Biden may really be benefiting from a market inefficiency in the Democratic primary.  Lots of Democrats are always talking about bringing out the youth vote, and as a result virtually all the candidates are targeting younger voters.  Sanders relied on it in 2016.  Harris, O'Rourke, Booker and (especially) Buttigieg talk about it regularly.  But in a primary, the 50+ crowd is going to make up a large portion (40 or 50%) of the voters.  So which candidate is speaking particularly to them?  Just Biden.  Now, I'm sure you could say that all those candidates want to appeal to every voter, and that's true to some extent, but you can't target everybody.  And unless something changes, Biden could end up cleaning up with older voters, while everyone else is scratching and clawing for younger voters that often don't show up for primaries anyway. 

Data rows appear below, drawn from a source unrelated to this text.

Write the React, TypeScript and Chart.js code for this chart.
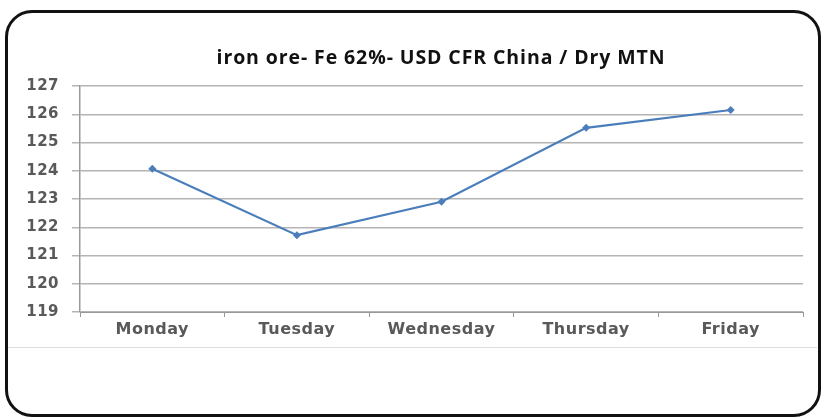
import React, { useEffect, useRef } from "react";
import { Chart, registerables } from "chart.js";

Chart.register(...registerables);

const TITLE = "iron ore- Fe 62%- USD CFR China / Dry MTN";
const DAYS = ["Monday", "Tuesday", "Wednesday", "Thursday", "Friday"];
const PRICES = [124.07, 121.72, 122.9, 125.52, 126.15];
const Y_MIN = 119;
const Y_MAX = 127;
const Y_STEP = 1;

const LINE_COLOR = "#4a7ebb";
const GRID_COLOR = "#b4b4b4";
const TEXT_COLOR = "#595959";
const TICK_SPACING = "0.5px";
const TITLE_SPACING = "0.9px";
const TITLE_SHIFT_X = 27;

const spacingPlugin = {
  id: "letterSpacing",
  beforeDraw(chart: any) {
    const ctx = chart.ctx;
    ctx.letterSpacing = TICK_SPACING;
    const tb = chart.titleBlock;
    if (tb && !tb.__spaced) {
      const orig = tb.draw.bind(tb);
      tb.draw = (...args: any[]) => {
        ctx.save();
        ctx.letterSpacing = TITLE_SPACING;
        ctx.translate(TITLE_SHIFT_X, 0);
        orig(...args);
        ctx.restore();
      };
      tb.__spaced = true;
    }
  },
  afterDraw(chart: any) {
    chart.ctx.letterSpacing = "0px";
  },
};

export default function App() {
  const canvasRef = useRef<HTMLCanvasElement | null>(null);

  useEffect(() => {
    const canvas = canvasRef.current;
    if (!canvas) return;
    const chart = new Chart(canvas, {
      type: "line",
      data: {
        labels: DAYS,
        datasets: [
          {
            label: "Price",
            data: PRICES,
            borderColor: LINE_COLOR,
            backgroundColor: LINE_COLOR,
            borderWidth: 2.2,
            pointStyle: "rectRot",
            pointRadius: 4,
            pointBorderWidth: 0,
            pointBackgroundColor: LINE_COLOR,
            tension: 0,
          },
        ],
      },
      plugins: [spacingPlugin],
      options: {
        animation: false,
        responsive: false,
        maintainAspectRatio: false,
        layout: { padding: { top: 47, left: 25, right: 18, bottom: 75 } },
        plugins: {
          legend: { display: false },
          tooltip: { enabled: false },
          title: {
            display: true,
            text: TITLE,
            color: "#111111",
            font: { family: "'Open Sans', sans-serif", size: 19.5, weight: "bold", lineHeight: 1.2 },
            padding: { top: 0, bottom: 15.6 },
          },
        },
        scales: {
          x: {
            type: "category",
            offset: true,
            grid: {
              offset: true,
              drawOnChartArea: false,
              drawTicks: true,
              tickLength: 5,
              color: "#999999",
            },
            border: { display: true, color: "#999999", width: 1 },
            ticks: {
              color: TEXT_COLOR,
              padding: 3,
              maxRotation: 0,
              font: { family: "'DejaVu Sans', sans-serif", size: 16, weight: "bold" },
            },
            afterFit: (scale: any) => {
              scale.height = 30;
            },
          },
          y: {
            min: Y_MIN,
            max: Y_MAX,
            ticks: {
              stepSize: Y_STEP,
              color: TEXT_COLOR,
              padding: 13,
              font: { family: "'DejaVu Sans', sans-serif", size: 15, weight: "bold" },
            },
            grid: {
              color: GRID_COLOR,
              lineWidth: 1.5,
              drawTicks: true,
              tickLength: 8,
            },
            border: { display: true, color: "#999999", width: 1.5 },
            afterFit: (scale: any) => {
              scale.width = 55;
            },
          },
        },
      },
    });
    return () => chart.destroy();
  }, []);

  return (
    <div
      style={{
        position: "absolute",
        left: 0,
        top: 0,
        width: 821,
        height: 417,
        background: "#ffffff",
        overflow: "hidden",
      }}
    >
      <div
        style={{
          position: "absolute",
          left: 8,
          top: 14,
          width: 809,
          height: 334,
          borderBottom: "1px solid #dddddd",
          boxSizing: "border-box",
        }}
      />
      <div
        style={{
          position: "absolute",
          left: 5,
          top: 10,
          width: 816,
          height: 407,
          border: "3px solid #111111",
          borderRadius: 27,
          boxSizing: "border-box",
        }}
      />
      <canvas
        ref={canvasRef}
        width={821}
        height={417}
        style={{ position: "absolute", left: 0, top: 0, width: 821, height: 417 }}
      />
    </div>
  );
}
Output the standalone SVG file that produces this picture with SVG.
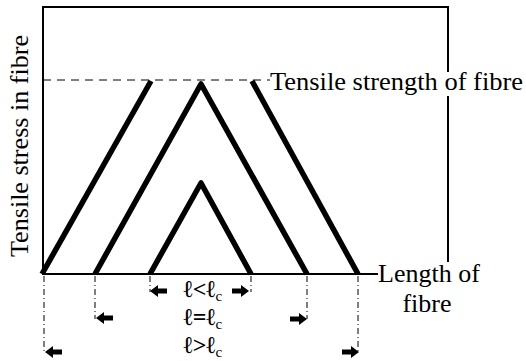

Is there polling that shows older votes are more likely to prefer older candidates?

My main colleague and I were just discussing the Democrats a couple of hours ago. I'm 67 and she's 62. We both agreed that Biden, Sanders, and Warren are "too old" and, though we are really still undecided, agreed that if we had to vote for one of the declared candidates today it would be Harris.

Of course as Ph. D. academic psychologists we may not be representative of the average over 50 Democratic primary voter. :)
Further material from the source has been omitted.